Blöd gelaufen, nicht? Denn jetzt beschäftigen sich Legionen von Psychologen, Medienexperten und sogar Philosophen mit Verschwörungsphantasten und ihren Motiven, Scheiße zu verzapfen. Unterschiedlichste Erklärungsmodelle sagen, Verschwörungsphantasten litten an diffusen Ängsten, hätten ein simples Weltbild, seien Besessene in eigener Mission, fühlten sich vom „Staat“ verarscht, von Macht-Netzwerken ausgetrickst, von Eliten in die Anonymität verdrängt. Fühlen sich austauschbar.
Demgegenüber propagiert der Zeitgeist aber Individualität, Unverwechselbarkeit, Einzigartigkeit. Der deutsche Soziologe Andreas Reckwitz konstatiert sehr zutreffend eine „Gesellschaft der Singularitäten“. Dass diesem Soziotop ein gedeihliches Geschäftsmodell in Form der „Ich-AG“ entwachsen ist, fügt sich nur zu gut ins Bild.

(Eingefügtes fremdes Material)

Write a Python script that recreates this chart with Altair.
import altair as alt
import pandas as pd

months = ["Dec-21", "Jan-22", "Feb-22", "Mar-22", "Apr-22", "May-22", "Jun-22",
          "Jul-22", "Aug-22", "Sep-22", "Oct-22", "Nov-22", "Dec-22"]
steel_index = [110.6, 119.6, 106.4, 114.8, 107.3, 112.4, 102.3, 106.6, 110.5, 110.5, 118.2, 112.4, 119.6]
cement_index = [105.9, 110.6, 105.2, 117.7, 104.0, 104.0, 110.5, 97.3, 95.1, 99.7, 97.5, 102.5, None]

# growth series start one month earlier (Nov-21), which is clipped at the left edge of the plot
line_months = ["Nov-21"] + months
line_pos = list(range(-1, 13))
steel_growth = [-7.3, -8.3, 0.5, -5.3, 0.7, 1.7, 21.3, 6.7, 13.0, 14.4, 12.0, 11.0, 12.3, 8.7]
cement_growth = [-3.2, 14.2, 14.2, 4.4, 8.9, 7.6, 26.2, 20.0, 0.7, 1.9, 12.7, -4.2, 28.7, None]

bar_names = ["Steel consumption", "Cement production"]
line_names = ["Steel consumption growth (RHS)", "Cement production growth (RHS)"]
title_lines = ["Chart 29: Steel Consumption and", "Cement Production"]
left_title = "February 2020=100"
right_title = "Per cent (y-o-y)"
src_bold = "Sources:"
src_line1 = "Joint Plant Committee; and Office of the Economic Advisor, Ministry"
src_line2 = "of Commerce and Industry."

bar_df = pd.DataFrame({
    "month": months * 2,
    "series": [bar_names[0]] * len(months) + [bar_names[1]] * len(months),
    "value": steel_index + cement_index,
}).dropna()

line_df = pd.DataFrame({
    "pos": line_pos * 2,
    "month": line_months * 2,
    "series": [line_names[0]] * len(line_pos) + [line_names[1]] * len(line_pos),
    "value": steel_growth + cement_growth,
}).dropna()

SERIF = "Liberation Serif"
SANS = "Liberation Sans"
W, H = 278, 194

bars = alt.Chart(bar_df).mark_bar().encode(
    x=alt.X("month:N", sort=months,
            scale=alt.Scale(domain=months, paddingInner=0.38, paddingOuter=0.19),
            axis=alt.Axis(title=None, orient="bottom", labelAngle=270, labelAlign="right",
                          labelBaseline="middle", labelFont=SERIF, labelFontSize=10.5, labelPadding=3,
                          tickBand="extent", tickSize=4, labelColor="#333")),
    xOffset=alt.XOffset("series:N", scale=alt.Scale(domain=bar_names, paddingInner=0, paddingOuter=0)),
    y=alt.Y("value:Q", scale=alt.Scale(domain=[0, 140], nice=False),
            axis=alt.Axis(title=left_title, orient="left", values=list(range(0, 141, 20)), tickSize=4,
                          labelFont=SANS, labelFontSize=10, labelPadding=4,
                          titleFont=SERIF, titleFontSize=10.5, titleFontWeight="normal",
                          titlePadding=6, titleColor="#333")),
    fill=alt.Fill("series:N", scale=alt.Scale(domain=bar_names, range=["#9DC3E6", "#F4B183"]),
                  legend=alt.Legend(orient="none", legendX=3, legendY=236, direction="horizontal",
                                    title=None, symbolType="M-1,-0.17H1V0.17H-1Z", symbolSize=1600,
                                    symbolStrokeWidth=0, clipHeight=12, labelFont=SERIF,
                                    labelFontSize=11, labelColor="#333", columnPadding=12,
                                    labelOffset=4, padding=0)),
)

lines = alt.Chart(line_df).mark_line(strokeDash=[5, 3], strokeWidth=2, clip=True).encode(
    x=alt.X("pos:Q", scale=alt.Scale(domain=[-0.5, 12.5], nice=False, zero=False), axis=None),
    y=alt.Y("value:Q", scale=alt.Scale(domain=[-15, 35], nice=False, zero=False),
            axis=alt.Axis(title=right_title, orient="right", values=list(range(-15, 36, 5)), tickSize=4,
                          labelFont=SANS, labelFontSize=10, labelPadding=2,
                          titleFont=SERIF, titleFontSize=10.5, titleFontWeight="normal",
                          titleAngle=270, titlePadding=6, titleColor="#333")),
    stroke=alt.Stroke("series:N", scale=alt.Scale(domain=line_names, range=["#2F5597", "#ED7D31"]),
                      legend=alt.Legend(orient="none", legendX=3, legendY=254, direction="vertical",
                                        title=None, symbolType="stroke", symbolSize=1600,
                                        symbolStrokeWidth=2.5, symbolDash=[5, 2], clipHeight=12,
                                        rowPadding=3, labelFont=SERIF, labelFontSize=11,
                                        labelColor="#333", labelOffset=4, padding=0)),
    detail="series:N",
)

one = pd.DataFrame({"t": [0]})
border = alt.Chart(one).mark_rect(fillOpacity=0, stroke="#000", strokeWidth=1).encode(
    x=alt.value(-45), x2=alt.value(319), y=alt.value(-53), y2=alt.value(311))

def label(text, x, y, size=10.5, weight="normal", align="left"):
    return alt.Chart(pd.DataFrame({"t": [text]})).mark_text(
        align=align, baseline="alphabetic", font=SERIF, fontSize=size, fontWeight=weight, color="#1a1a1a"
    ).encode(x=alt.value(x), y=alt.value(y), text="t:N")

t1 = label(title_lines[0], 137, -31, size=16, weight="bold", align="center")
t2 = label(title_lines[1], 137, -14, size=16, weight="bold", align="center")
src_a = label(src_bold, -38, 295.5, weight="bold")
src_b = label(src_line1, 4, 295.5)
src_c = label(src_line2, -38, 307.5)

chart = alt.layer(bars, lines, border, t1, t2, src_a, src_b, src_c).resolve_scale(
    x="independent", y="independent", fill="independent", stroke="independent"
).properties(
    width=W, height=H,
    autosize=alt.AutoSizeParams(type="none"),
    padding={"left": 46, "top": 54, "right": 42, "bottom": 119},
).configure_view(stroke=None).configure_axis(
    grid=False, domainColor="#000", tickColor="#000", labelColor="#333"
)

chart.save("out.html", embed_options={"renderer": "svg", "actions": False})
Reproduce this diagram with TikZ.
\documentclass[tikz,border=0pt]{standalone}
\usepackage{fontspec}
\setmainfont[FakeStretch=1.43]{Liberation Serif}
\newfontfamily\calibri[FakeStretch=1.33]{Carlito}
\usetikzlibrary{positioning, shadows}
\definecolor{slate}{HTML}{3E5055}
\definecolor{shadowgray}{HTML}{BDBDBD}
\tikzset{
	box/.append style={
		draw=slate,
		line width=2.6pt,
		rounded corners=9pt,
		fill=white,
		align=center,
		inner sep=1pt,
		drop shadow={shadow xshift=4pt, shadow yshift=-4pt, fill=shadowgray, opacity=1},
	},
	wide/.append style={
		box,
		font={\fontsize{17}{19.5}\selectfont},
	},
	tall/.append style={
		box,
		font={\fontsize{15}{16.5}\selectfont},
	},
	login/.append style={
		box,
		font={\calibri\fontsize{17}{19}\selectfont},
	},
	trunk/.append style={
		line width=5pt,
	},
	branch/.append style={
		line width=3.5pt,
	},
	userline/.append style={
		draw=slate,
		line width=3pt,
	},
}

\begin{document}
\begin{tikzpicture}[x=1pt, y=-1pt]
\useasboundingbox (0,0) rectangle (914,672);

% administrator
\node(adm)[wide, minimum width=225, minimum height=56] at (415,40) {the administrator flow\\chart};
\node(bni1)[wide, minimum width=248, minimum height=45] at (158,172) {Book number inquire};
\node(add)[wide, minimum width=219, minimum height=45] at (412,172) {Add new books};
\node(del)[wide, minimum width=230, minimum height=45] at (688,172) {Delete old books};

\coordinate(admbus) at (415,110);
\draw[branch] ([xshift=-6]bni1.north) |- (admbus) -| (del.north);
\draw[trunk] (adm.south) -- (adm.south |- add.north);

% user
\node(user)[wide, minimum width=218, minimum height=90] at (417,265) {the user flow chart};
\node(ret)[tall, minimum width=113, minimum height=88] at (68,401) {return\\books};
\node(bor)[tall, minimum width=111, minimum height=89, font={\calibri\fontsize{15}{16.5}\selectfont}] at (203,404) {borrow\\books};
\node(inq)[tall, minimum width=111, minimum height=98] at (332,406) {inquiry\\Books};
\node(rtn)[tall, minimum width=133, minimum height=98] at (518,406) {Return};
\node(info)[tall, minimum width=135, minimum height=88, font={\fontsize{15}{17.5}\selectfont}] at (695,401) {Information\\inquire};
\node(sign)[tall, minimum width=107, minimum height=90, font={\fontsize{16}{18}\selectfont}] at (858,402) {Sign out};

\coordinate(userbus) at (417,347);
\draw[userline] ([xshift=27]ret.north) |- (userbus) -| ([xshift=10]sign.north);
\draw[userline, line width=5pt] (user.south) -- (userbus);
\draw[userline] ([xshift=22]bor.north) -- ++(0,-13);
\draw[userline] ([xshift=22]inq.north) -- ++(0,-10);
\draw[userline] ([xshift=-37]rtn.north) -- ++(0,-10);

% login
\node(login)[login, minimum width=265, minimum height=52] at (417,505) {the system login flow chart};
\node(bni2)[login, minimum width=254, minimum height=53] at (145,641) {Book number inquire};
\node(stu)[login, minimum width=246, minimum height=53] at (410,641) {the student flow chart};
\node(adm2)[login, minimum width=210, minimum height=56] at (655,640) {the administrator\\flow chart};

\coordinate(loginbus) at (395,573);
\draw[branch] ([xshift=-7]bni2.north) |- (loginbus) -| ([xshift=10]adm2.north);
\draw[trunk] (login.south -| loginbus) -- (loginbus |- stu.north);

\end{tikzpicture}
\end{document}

Das Internet und insbesondere die Sozialen Medien gewähren heute jedem die Möglichkeit, sich in Szene zu setzen. Und allen Hirnödeln, die sich eher nicht der Mühe unterziehen wollen, sich durch kulturelle, sportliche, wirtschaftliche, wissenschaftliche oder humanitäre Großtaten aus der Masse abzuheben, bietet das Verbreiten von Verschwörungsphantasien über Facebook, Instagram & Co einen schnellen Weg dazu.
In gleichermaßen gut gemeinten wie vertrottelten Appellen, „diese Menschen zu verstehen“, ernstzunehmen, nistet auch schon der Kardinalfehler im Umgang mit ihnen: ES WIRD DIESEN DUMPFNÜSSEN BEDEUTUNG EINGERÄUMT. Ich glaube übrigens gar nicht, dass sie in der Mehrzahl wirklich bedingungslos glauben, was sie verzapfen. ZUALLERERST WOLLEN SIE SICH WICHTIG MACHEN. Gerieren sich als Durchblicker, „wissen“ die „wahren Hintergründe“ und was die „Mainstream Medien“ (vorsätzlich) „verschweigen“. Erst wenn sie damit, wie das schon mal vorkommen kann, Spott und Hohn heimfahren, verbeißen sie sich - jetzt erst recht! - in ihren Gedankenmüll. Und schon stehen rechtspopulistische Politiker und ihre Schergen in diversen Medien Gewehr bei Fuß, um sie „abzuholen“ und ihre krausen Phantasmen zu kapern. Da hilft nur eins: Lacht sie ins Abseits. Und lasst sie dort weitergeifern, bis ihnen die Luft ausgeht.